Convertido ao islã, Ahmad Jamal completará 92 anos em julho produzindo jazz de alta qualidade
23 de maio de 2022 - 16h35
Por Renato Marques
Em meio ao frio que afeta São Paulo e boa parte do território brasileiro em um maio atípico, escuto Caetano Veloso e de sua voz ecoa: “…melhor do que isso somente o silêncio, melhor do que o silêncio só João”.
Esse trecho de Pra Ninguém, tema que exalta grandes nomes da MPB, gravada em 1997 no álbum Livro ressalta algo que costuma ser esquecido ou mesmo ignorado pela maioria das pessoas ao ouvirem uma música. A importância do silêncio.
Em um mundo onde a arquitetura do Capitalismo e sua sociedade de consumo reforça o tempo todo o movimento, a ação, o fazer. Nós pobres mortais, ouvintes distraídos, fomos acostumados a prestar atenção no som, abstraindo a importância do seu contraponto, como se o caractere pudesse sobreviver sem o papel ou o traço sem a tela.
O óbvio ao se escrever sobre música é discorrer sobre os feitos que os efeitos sonoros mais chamativos podem trazer para nosso cérebro e alma, a partir da técnica refinada e virtuosística dos grandes músicos.
Mas em tempos de embrutecimento político ideológico, de presidente cultuando a violência e seguidores que brandem suas armas e vociferam seus ódios contra o conhecimento, a arte e a estética, lembramos que a Cultura pode emergir como contradita ao óbvio forjado de forma uníssona e, portanto, perseverar na negação aos apelos da turba.
A partir dessa anamnese salta aos olhos a figura de Ahmad Jamal.
Pianista, compositor, educador, figura destacada do Jazz, que em julho completará 92 anos, representa uma exceção no incrível universo dos talentos que a música instrumental proporciona à população mundial.
Esse negro oriundo de Pittsburgh, na Pensilvânia, que iniciou-se ao piano aos três anos de idade e, já músico profissional converte-se ao Islã – adotando o novo nome, com pouco mais de duas décadas de existência, sendo mais um afrodescendente a se encontrar com a religião que simboliza concomitantemente, equilíbrio, união e a emancipação racial nos Estados Unidos, à época ainda segregado, empolga desde a adolescência nomes do Jazz como o colosso da técnica ao piano, Art Tatum, que tece loas às suas qualidades inúmeras vezes.
Jamal percorre uma longa trajetória musical, convivendo (muito bem) com algumas das várias fases do Jazz. Cresceu no período do Swing com o brilho das Big Bands, vivenciou o apogeu do Bebop e do Hard Bop e foi figura central na transição para o Cool Jazz.
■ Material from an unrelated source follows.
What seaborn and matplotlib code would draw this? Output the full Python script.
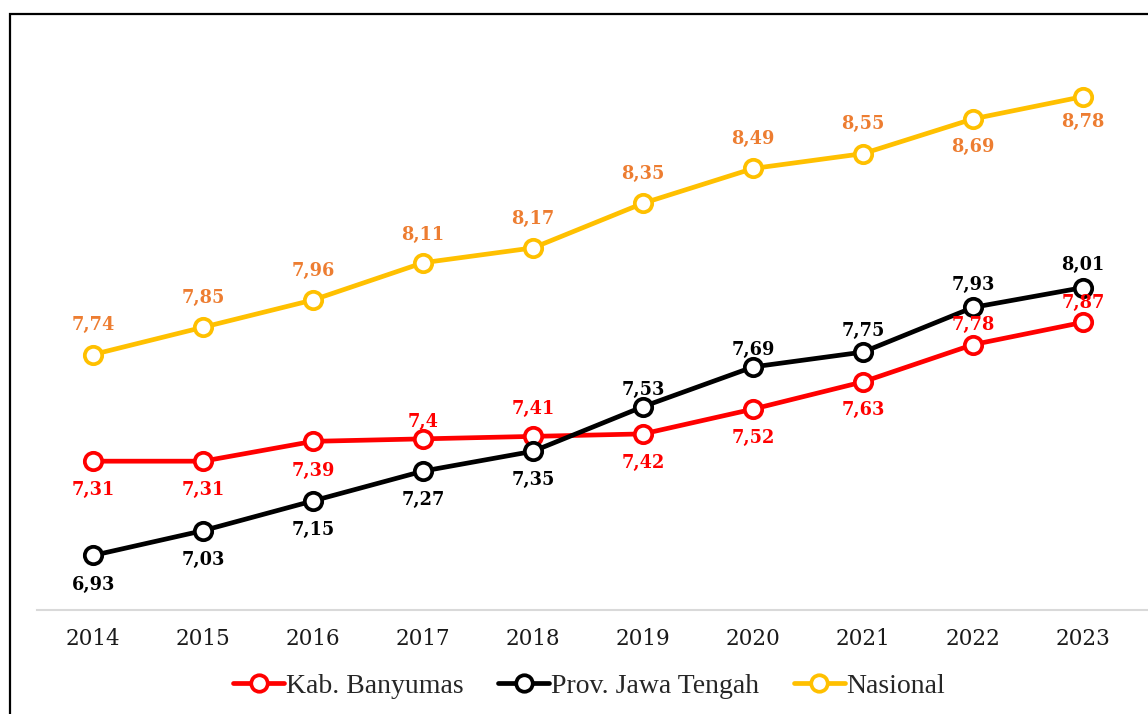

Minimalista, explorou com seus trios clássicos (piano, baixo e bateria) a potencialidade do ritmo, o qual quebrava suavemente alterando a dinâmica e a tensão entre frases musicais e espaços, gerando hesitações abstratas.
Aliás sua revolução a respeito dos espaços silenciosos encantou Miles Davis de forma tão intensa, que críticos do naipe de Gunther Schuller consideram sua influência como decisiva na formação dos conceitos inovadores do trompetista mais audaz da música.
Por outro lado, sua opção por gravar músicas com apelo popular, somado à preferência pela economia de notas, em uma época – anos 1950 – que o turbilhão delas era o cânone, fez inúmeros críticos torcerem o nariz para seu som, muitas vezes comparando-o a um mero pianista de bar.
A longa carreira, que se estende até a atualidade e toda a obra desde The Piano Scene of Ahmad Jamal de 1951 até Ballades de 2019, passando por seu mais consagrado álbum At the Pershing: But Not for Me de 1958, deixou claro apenas que cronistas, muitas vezes possuem comportamento de manada, com dificuldade em enxergar que a simplicidade produz beleza, quando pensada e executada por alguém que expõe sua técnica, sem perder a sensibilidade.
Em tempos de obscurantismo, e que o moto contínuo dos uivos cercam a todos gerando uma polifonia caótica, que se impõe obrigando-nos uma comunicação de silvos tonitruantes é um bálsamo lembrar que para o som se propagar, o silêncio faz-se necessário, seja como peça na construção de uma melodia, ou como ato de resistência.
Renato Marques é professor, humanista e contramajoritário.